Another customer came to JIS with a problem with one of its high-speed press applications. This metal stamping facility used a high-speed punch to cut about 2.3 million holes a week. The punches would dull about every 1 million hits, creating press downtime and defective product.

Twice a week, the facility shut down the press, pulled out the punches, sharpened them, reinstalled them, made adjustments and then got the press running again.

JIS suggested using a Dayton Progress punch and added a coating to the tool to reduce wear and boost tool life.

The new punch increased hits to 3 million between grinds, which reduced press downtime by two-thirds and increased part production to 3 million a week. The customer recouped savings of more than $76,000.

“The annual savings is not in the cost of the punches we sold,” says Pierson. “The cost difference between the punches is miniscule. The savings came from increased uptime.”

Partnership is power
Pierson says there are times when JIS helps customers on a pure partnership level and the company doesn’t try to sell a thing. That strategy has worked wonders.
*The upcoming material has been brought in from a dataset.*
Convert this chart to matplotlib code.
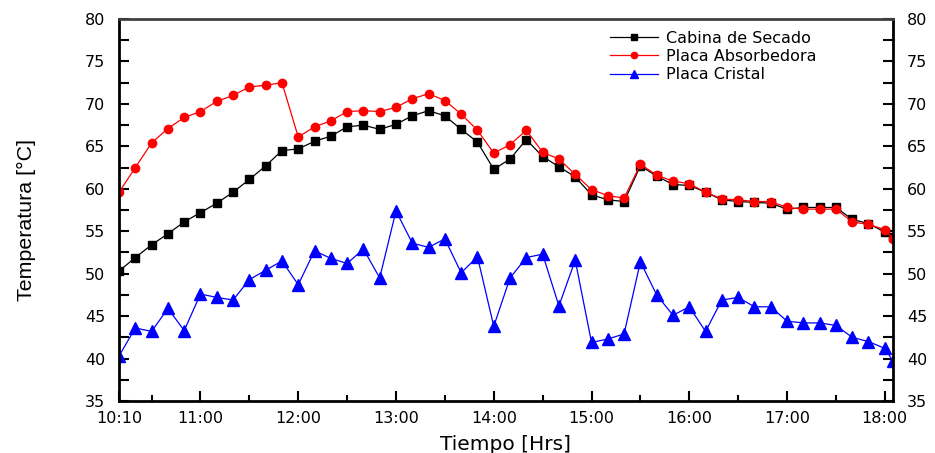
import matplotlib.pyplot as plt
import matplotlib.ticker as mticker

times = ['10:10', '10:20', '10:30', '10:40', '10:50', '11:00', '11:10', '11:20', '11:30', '11:40',
         '11:50', '12:00', '12:10', '12:20', '12:30', '12:40', '12:50', '13:00', '13:10', '13:20',
         '13:30', '13:40', '13:50', '14:00', '14:10', '14:20', '14:30', '14:40', '14:50', '15:00',
         '15:10', '15:20', '15:30', '15:40', '15:50', '16:00', '16:10', '16:20', '16:30', '16:40',
         '16:50', '17:00', '17:10', '17:20', '17:30', '17:40', '17:50', '18:00', '18:05']

cabina = [50.3, 51.9, 53.4, 54.7, 56.1, 57.2, 58.3, 59.6, 61.1, 62.7,
          64.5, 64.7, 65.6, 66.2, 67.3, 67.5, 67.0, 67.6, 68.6, 69.2,
          68.6, 67.0, 65.5, 62.3, 63.5, 65.8, 63.8, 62.6, 61.4, 59.3,
          58.7, 58.5, 62.7, 61.5, 60.5, 60.4, 59.6, 58.7, 58.5, 58.4,
          58.3, 57.6, 57.8, 57.8, 57.8, 56.4, 55.9, 54.9, 54.3]

absorbedora = [59.6, 62.5, 65.4, 67.1, 68.4, 69.1, 70.3, 71.0, 72.0, 72.2,
               72.5, 66.1, 67.3, 68.0, 69.1, 69.2, 69.1, 69.6, 70.6, 71.2,
               70.4, 68.8, 66.9, 64.2, 65.2, 66.9, 64.3, 63.5, 61.7, 59.9,
               59.2, 58.9, 62.9, 61.6, 60.9, 60.6, 59.6, 58.8, 58.7, 58.5,
               58.5, 57.8, 57.6, 57.6, 57.6, 56.1, 55.8, 55.2, 54.1]

cristal = [40.3, 43.6, 43.2, 45.9, 43.3, 47.6, 47.2, 46.9, 49.3, 50.4,
           51.5, 48.7, 52.7, 51.8, 51.2, 52.9, 49.5, 57.4, 53.6, 53.1,
           54.1, 50.1, 52.0, 43.8, 49.5, 51.9, 52.3, 46.2, 51.6, 41.9,
           42.3, 42.9, 51.4, 47.5, 45.1, 46.1, 43.2, 46.9, 47.2, 46.1,
           46.1, 44.4, 44.2, 44.2, 43.9, 42.5, 42.0, 41.2, 39.7]

xtick_labels = ['10:10', '11:00', '12:00', '13:00', '14:00', '15:00', '16:00', '17:00', '18:00']


def to_hours(s):
    h, m = s.split(':')
    return int(h) + int(m) / 60


x = [to_hours(t) for t in times]
xticks = [to_hours(t) for t in xtick_labels]

plt.rcParams['font.family'] = ['DejaVu Sans']

fig = plt.figure(figsize=(9.35, 4.53), dpi=100)
ax = fig.add_axes([0.1273, 0.1148, 0.8277, 0.8432])

ax.plot(x, cabina, '-s', color='black', lw=0.9, ms=6, label='Cabina de Secado')
ax.plot(x, absorbedora, '-o', color='red', lw=0.9, ms=6, label='Placa Absorbedora')
ax.plot(x, cristal, '-^', color='blue', lw=0.9, ms=8, label='Placa Cristal')

ax.set_xlim(x[0], x[-1])
ax.set_ylim(35, 80)
ax.set_xticks(xticks)
ax.set_xticklabels(xtick_labels)
ax.xaxis.set_minor_locator(mticker.FixedLocator([10.5 + i for i in range(8)]))
ax.yaxis.set_major_locator(mticker.MultipleLocator(5))
ax.yaxis.set_minor_locator(mticker.MultipleLocator(2.5))

ax.tick_params(axis='both', which='both', direction='in', labelsize=11.5, width=1.5)
ax.tick_params(axis='y', which='both', right=True, labelright=True, length=7, pad=10)
ax.tick_params(axis='x', which='major', length=7, pad=7)
ax.tick_params(axis='x', which='minor', length=4)

for side in ax.spines.values():
    side.set_linewidth(2)
ax.spines['top'].set_color('#404040')

ax.set_xlabel('Tiempo [Hrs]', fontsize=14.5, va='center')
ax.xaxis.set_label_coords(0.5, -0.1126)
ax.set_ylabel('Temperatura [°C]', fontsize=15.4, va='center',
              family=['Liberation Sans Narrow', 'Liberation Sans', 'DejaVu Sans'])
ax.yaxis.set_label_coords(-0.119, 0.474)

ax.legend(loc='upper left', frameon=False, fontsize=11.5, handlelength=3.0,
          handletextpad=0.5, labelspacing=0.2, borderpad=0, borderaxespad=0,
          markerscale=0.75, bbox_to_anchor=(0.634, 0.969))

plt.savefig('out.png', dpi=100)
Because the distributor’s first order of business is reducing setup and cycle times, the customer views JIS salespeople as partners, rather than salespeople trying to make a buck at all times.

“The tangible benefits of the company’s efforts are increased sales, but the intangible benefits are better relationships, stronger partnerships and brand building,” says Pierson. “If we can establish all of these things, our competitors can offer a price break on a product and our customers won’t jump. That’s why our business continues to grow.”